Antitrust’s Consumer Tradeoffs

By Samuel N. Weinstein. 

In modern antitrust law, courts are required to ask only one question: did the challenged action harm consumers? This Article asks a different question: which consumers? Over the last few decades, the Supreme Court has increasingly required antitrust plaintiffs to prove not only that they were harmed, but also that their harm outweighed any other consumers’ gains. The doctrine forces courts to pit groups of consumers against each other. In Amex, it was merchants against credit card holders. In Brooke Group, it was consumers buying a product during predation against consumers buying it during recoupment.
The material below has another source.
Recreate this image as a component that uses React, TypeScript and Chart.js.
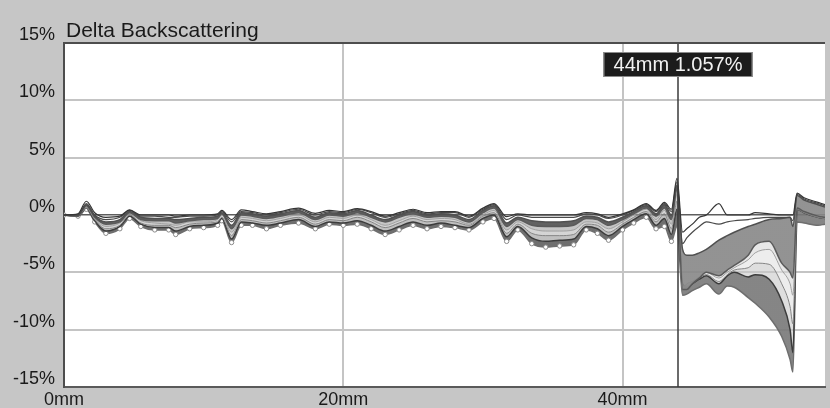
import React, { useEffect, useRef } from "react";
import { Chart, registerables } from "chart.js";

Chart.register(...registerables);

// Position along the sample (mm)
const positionsMm = [
  0, 1, 1.6, 2.2, 3, 4, 4.7, 5.5, 6.5, 7.5,
  8, 9, 10, 11, 11.3, 12, 12.7, 13.5, 14.5, 15.5,
  16.8, 18, 19, 20, 21, 22, 23, 24, 25, 26,
  27, 28, 29, 30, 30.8, 31.7, 32.5, 33.5, 34.5, 35.5,
  36.5, 37.4, 38.2, 39, 40, 40.8, 41.7, 42.4, 43, 43.5,
  43.9, 44.3, 44.6, 45, 45.5, 46, 46.9, 47.5, 48, 49,
  49.5, 50.5, 51.4, 52, 52.2, 52.5, 53, 54, 54.5,
];

// Delta backscattering (%) of successive scans
const scanA = [
  0, 0.1, 1.2, 0.2, -0.2, -0.1, 0.45, 0, 0, 0,
  -0.1, 0, 0, 0.1, 0.4, -0.4, 0.45, 0.3, 0.1, 0.3,
  0.6, 0.15, 0.4, 0.3, 0.55, 0.3, -0.1, 0.2, 0.5, 0.2,
  0.3, 0.3, -0.1, 0.6, 1.0, -0.15, 0.1, 0, 0, 0,
  0, 0.2, 0.1, -0.2, 0.1, 0.45, 1.0, 0.4, 1.1, 0.5,
  3.2, -1.5, -1.2, -0.8, -0.2, 0, 1.0, 0, 0, 0,
  0.2, 0.1, 0, 0, 0, 1.9, 1.5, 1.1, 0.9,
];
const scanB = [
  0, 0, 1.0, 0, -0.4, -0.2, 0.4, -0.1, -0.1, -0.2,
  -0.2, -0.1, -0.1, 0, 0.3, -0.6, 0.3, 0.2, 0, 0.2,
  0.5, 0, 0.3, 0.2, 0.5, 0.2, -0.2, 0.1, 0.4, 0.1,
  0.2, 0.2, -0.2, 0.5, 0.9, -0.4, 0, -0.2, -0.2, -0.2,
  -0.2, 0.1, 0, -0.3, 0, 0.4, 0.9, 0.3, 1.0, 0.3,
  2.9, -2.5, -2.0, -1.5, -1.0, -0.6, -0.8, -0.6, -0.5, -0.4,
  -0.3, -0.2, -0.2, -0.2, -0.5, 1.8, 1.4, 1.0, 0.8,
];
const scanC = [
  0, 0, 0.9, -0.1, -0.6, -0.4, 0.3, -0.2, -0.3, -0.3,
  -0.4, -0.3, -0.2, -0.1, 0.2, -0.9, 0.2, 0.1, -0.1, 0.1,
  0.4, -0.2, 0.2, 0.1, 0.4, 0, -0.4, 0, 0.3, 0,
  0.1, 0, -0.4, 0.4, 0.8, -0.7, -0.2, -0.5, -0.6, -0.6,
  -0.5, -0.1, -0.2, -0.6, -0.2, 0.3, 0.8, 0.1, 0.9, 0,
  2.6, -3.0, -3.5, -3.5, -3.3, -3.0, -2.2, -1.8, -1.5, -1.0,
  -0.8, -0.4, -0.3, -0.2, -1.0, 1.7, 1.3, 0.9, 0.7,
];
const scanD = [
  0, -0.1, 0.8, -0.2, -0.8, -0.6, 0.2, -0.4, -0.5, -0.5,
  -0.7, -0.5, -0.4, -0.3, 0.1, -1.2, 0, -0.1, -0.3, -0.1,
  0.2, -0.4, 0, -0.1, 0.2, -0.2, -0.6, -0.2, 0.1, -0.2,
  -0.1, -0.2, -0.6, 0.2, 0.6, -1.0, -0.4, -0.9, -1.0, -1.0,
  -0.9, -0.3, -0.4, -0.9, -0.4, 0.1, 0.6, -0.1, 0.6, -0.4,
  2.2, -6.5, -6.5, -6.0, -5.5, -5.0, -5.3, -4.8, -4.4, -3.5,
  -2.6, -2.3, -4.2, -5.0, -5.5, 0.6, 0.3, -0.1, -0.2,
];
const scanE = [
  0, -0.1, 0.7, -0.3, -1.0, -0.7, 0.1, -0.5, -0.7, -0.8,
  -0.9, -0.6, -0.6, -0.4, 0, -1.5, -0.2, -0.3, -0.5, -0.3,
  0, -0.6, -0.2, -0.3, 0, -0.4, -0.9, -0.5, -0.1, -0.4,
  -0.3, -0.4, -0.8, 0, 0.4, -1.3, -0.6, -1.2, -1.4, -1.4,
  -1.3, -0.6, -0.7, -1.2, -0.6, 0, 0.5, -0.4, 0.4, -0.8,
  1.8, -6.4, -6.0, -5.8, -5.4, -5.0, -5.5, -5.0, -4.6, -3.9,
  -3.3, -3.0, -4.8, -6.0, -7.0, 0.6, 0.3, -0.1, -0.2,
];
const scanF = [
  0, -0.1, 0.6, -0.4, -1.2, -0.9, 0, -0.7, -0.9, -0.9,
  -1.1, -0.8, -0.7, -0.6, -0.2, -1.8, -0.4, -0.5, -0.7, -0.5,
  -0.2, -0.8, -0.4, -0.5, -0.2, -0.6, -1.1, -0.7, -0.3, -0.6,
  -0.5, -0.6, -0.9, -0.1, 0.2, -1.6, -0.8, -1.6, -1.8, -1.8,
  -1.7, -0.8, -0.9, -1.5, -0.8, -0.2, 0.3, -0.6, 0.1, -1.2,
  1.2, -6.2, -6.2, -5.9, -5.5, -5.2, -5.8, -5.2, -4.8, -4.6,
  -4.2, -4.3, -6.0, -8.0, -9.5, 0.5, 0.2, -0.2, -0.3,
];
const scanG = [
  0, -0.1, 0.6, -0.5, -1.4, -1.0, -0.1, -0.8, -1.1, -1.1,
  -1.4, -1.0, -0.9, -0.7, -0.3, -2.1, -0.6, -0.7, -0.9, -0.7,
  -0.4, -1.0, -0.6, -0.7, -0.5, -0.9, -1.4, -1.0, -0.6, -0.9,
  -0.7, -0.9, -1.1, -0.3, 0, -1.9, -1.0, -2.0, -2.3, -2.2,
  -2.1, -1.0, -1.2, -1.8, -1.0, -0.4, 0.1, -0.9, -0.3, -1.7,
  0.5, -6.0, -6.3, -6.0, -5.6, -5.3, -6.0, -5.3, -5.0, -5.4,
  -5.2, -5.6, -7.5, -10.0, -12.0, 0.5, 0.2, -0.2, -0.3,
];
const scanH = [
  0, -0.1, 0.5, -0.6, -1.6, -1.2, -0.3, -1.0, -1.3, -1.3,
  -1.7, -1.2, -1.1, -0.9, -0.5, -2.4, -0.9, -0.9, -1.2, -0.9,
  -0.7, -1.2, -0.8, -0.9, -0.8, -1.2, -1.7, -1.3, -0.9, -1.2,
  -1.0, -1.1, -1.3, -0.6, -0.3, -2.3, -1.3, -2.5, -2.8, -2.7,
  -2.6, -1.3, -1.6, -2.2, -1.3, -0.7, -0.2, -1.2, -1.0, -2.3,
  -1.0, -7.0, -6.9, -6.6, -6.3, -6.0, -6.9, -6.2, -6.3, -7.2,
  -7.7, -8.9, -10.6, -12.6, -13.7, -0.6, -0.7, -0.9, -0.8,
];

const xTicks = [0, 20, 40];
const yTicks = [-15, -10, -5, 0, 5, 10, 15];
const xMin = 0;
const xMax = 54.5;
const titleText = "Delta Backscattering";
const cursorMm = 44;
const cursorValue = 1.057;

const FONT = '"Liberation Sans", Arial, sans-serif';

export default function App() {
  const ref = useRef<HTMLCanvasElement>(null);

  useEffect(() => {
    const canvas = ref.current;
    if (!canvas) return;
    const toPts = (s: number[]) => positionsMm.map((x, i) => ({ x, y: s[i] }));

    const framePlugin = {
      id: "frame",
      beforeDraw(chart: any) {
        const { ctx, chartArea: a } = chart;
        ctx.save();
        ctx.fillStyle = "#c6c6c6";
        ctx.fillRect(0, 0, chart.width, chart.height);
        ctx.fillStyle = "#ffffff";
        ctx.fillRect(a.left, a.top, a.right - a.left, a.bottom - a.top);
        ctx.restore();
      },
      afterDatasetsDraw(chart: any) {
        const { ctx, chartArea: a, scales } = chart;
        const cx = Math.round(scales.x.getPixelForValue(cursorMm));
        ctx.save();
        ctx.strokeStyle = "#3a3a3a";
        ctx.lineWidth = 1.5;
        ctx.beginPath();
        ctx.moveTo(cx, a.top);
        ctx.lineTo(cx, a.bottom);
        ctx.stroke();

        ctx.strokeStyle = "#4d4d4d";
        ctx.lineWidth = 2;
        ctx.beginPath();
        ctx.moveTo(a.left - 1, a.top);
        ctx.lineTo(a.right, a.top);
        ctx.stroke();

        ctx.fillStyle = "#1a1a1a";
        ctx.font = `21px ${FONT}`;
        ctx.textAlign = "left";
        ctx.textBaseline = "alphabetic";
        ctx.fillText(titleText, a.left + 2, a.top - 6);

        const label = `${cursorMm}mm ${cursorValue.toFixed(3)}%`;
        ctx.font = `20px ${FONT}`;
        const w = ctx.measureText(label).width + 20;
        const h = 25;
        const bx = cx - w / 2;
        const by = a.top + 9;
        ctx.fillStyle = "#1c1c1c";
        ctx.fillRect(bx, by, w, h);
        ctx.strokeStyle = "#8a8a8a";
        ctx.lineWidth = 1;
        ctx.strokeRect(bx + 0.5, by + 0.5, w - 1, h - 1);
        ctx.fillStyle = "#f2f2f2";
        ctx.textAlign = "center";
        ctx.textBaseline = "middle";
        ctx.fillText(label, cx, by + h / 2 + 1);
        ctx.restore();
      },
    };

    const pointR = (c: any) => (positionsMm[c.dataIndex] < 43.6 ? 2.2 : 0);

    // band fill: one tone left of the cursor, another right of it
    const bandFill = (left: string, right: string) => (c: any) => {
      const chart = c.chart;
      const a = chart.chartArea;
      if (!a) return left;
      const px = chart.scales.x.getPixelForValue(cursorMm);
      const g = chart.ctx.createLinearGradient(a.left, 0, a.right, 0);
      const f = Math.min(1, Math.max(0, (px - a.left) / (a.right - a.left)));
      g.addColorStop(0, left);
      g.addColorStop(f, left);
      g.addColorStop(Math.min(1, f + 0.001), right);
      g.addColorStop(1, right);
      return g;
    };

    const line = (data: number[], color: string, width: number, extra: any = {}) => ({
      data: toPts(data),
      borderColor: color,
      borderWidth: width,
      pointRadius: 0,
      fill: false,
      tension: 0.3,
      cubicInterpolationMode: "monotone",
      ...extra,
    });

    const chart = new Chart(canvas, {
      type: "line",
      data: {
        datasets: [
          line(scanA, "#353535", 1.2),
          line(scanB, "#4a4a4a", 1.2),
          line(scanC, "#505050", 1.5),
          line(scanD, "#5a5a5a", 1.5, {
            fill: "-1",
            backgroundColor: bandFill("rgba(80,80,80,0.9)", "rgba(135,135,135,0.9)"),
          }),
          line(scanE, "#a0a0a0", 1, {
            fill: "-1",
            backgroundColor: bandFill("rgba(150,150,150,0.55)", "rgba(215,215,215,0.6)"),
          }),
          line(scanF, "#858585", 1, {
            fill: "-1",
            backgroundColor: bandFill("rgba(170,170,170,0.5)", "rgba(225,225,225,0.6)"),
          }),
          line(scanG, "#3c3c3c", 1.5, {
            fill: "-1",
            backgroundColor: bandFill("rgba(140,140,140,0.55)", "rgba(200,200,200,0.6)"),
          }),
          line(scanH, "#6e6e6e", 1.5, {
            fill: "-1",
            backgroundColor: bandFill("rgba(95,95,95,0.9)", "rgba(120,120,120,0.9)"),
            pointRadius: pointR,
            pointBackgroundColor: "#ffffff",
            pointBorderColor: "#8a8a8a",
            pointBorderWidth: 1,
          }),
        ] as any,
      },
      options: {
        responsive: false,
        animation: false,
        devicePixelRatio: 1,
        events: [],
        layout: { padding: { top: 43, right: 0, left: 0, bottom: 0 } },
        plugins: {
          legend: { display: false },
          tooltip: { enabled: false },
          title: { display: false },
        },
        scales: {
          x: {
            type: "linear",
            min: xMin,
            max: xMax,
            afterBuildTicks: (s: any) => {
              s.ticks = xTicks.map((v) => ({ value: v }));
            },
            afterFit: (s: any) => {
              s.height = 21;
            },
            grid: { color: "#c4c4c4", lineWidth: 2, drawTicks: false },
            border: { display: true, color: "#5a5a5a", width: 2 },
            ticks: {
              padding: 2,
              maxRotation: 0,
              color: "#1a1a1a",
              font: { family: FONT, size: 18 },
              callback: (v: any) => `${v}mm`,
            },
          },
          y: {
            type: "linear",
            min: -15,
            max: 15,
            afterBuildTicks: (s: any) => {
              s.ticks = yTicks.map((v) => ({ value: v }));
            },
            afterFit: (s: any) => {
              s.width = 64;
            },
            grid: {
              color: (c: any) => (c.tick && c.tick.value === 0 ? "#5e5e5e" : "#c4c4c4"),
              lineWidth: (c: any) => (c.tick && c.tick.value === 0 ? 1.5 : 2),
              drawTicks: false,
            },
            border: { display: true, color: "#4d4d4d", width: 2 },
            ticks: {
              padding: 9,
              labelOffset: -8,
              color: "#1a1a1a",
              font: { family: FONT, size: 18 },
              callback: (v: any) => `${v}%`,
            },
          },
        },
      } as any,
      plugins: [framePlugin],
    });

    return () => chart.destroy();
  }, []);

  return (
    <div
      style={{
        position: "fixed",
        left: 0,
        top: 0,
        width: 830,
        height: 408,
        background: "#c6c6c6",
      }}
    >
      <canvas ref={ref} width={830} height={408} style={{ display: "block" }} />
    </div>
  );
}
In cases involving aftermarkets for durable goods, it was sophisticated consumers against less sophisticated consumers. And when it comes to antitrust remedies, it was direct purchasers against indirect purchasers. These tradeoffs follow a pattern: the consumers who lose often are poorer and less powerful than the consumers who win. Consumer tradeoffs like those in Amex and Brooke Group also raise significant barriers to recovery for plaintiffs, even in cases where there is demonstrated consumer harm. And these tradeoffs undermine the democratic appeal of the consumer welfare standard—that everyone’s rights matter equally. This Article shows how courts got into the business of making consumer tradeoffs, how it is harming consumers today, and how to get us out of it.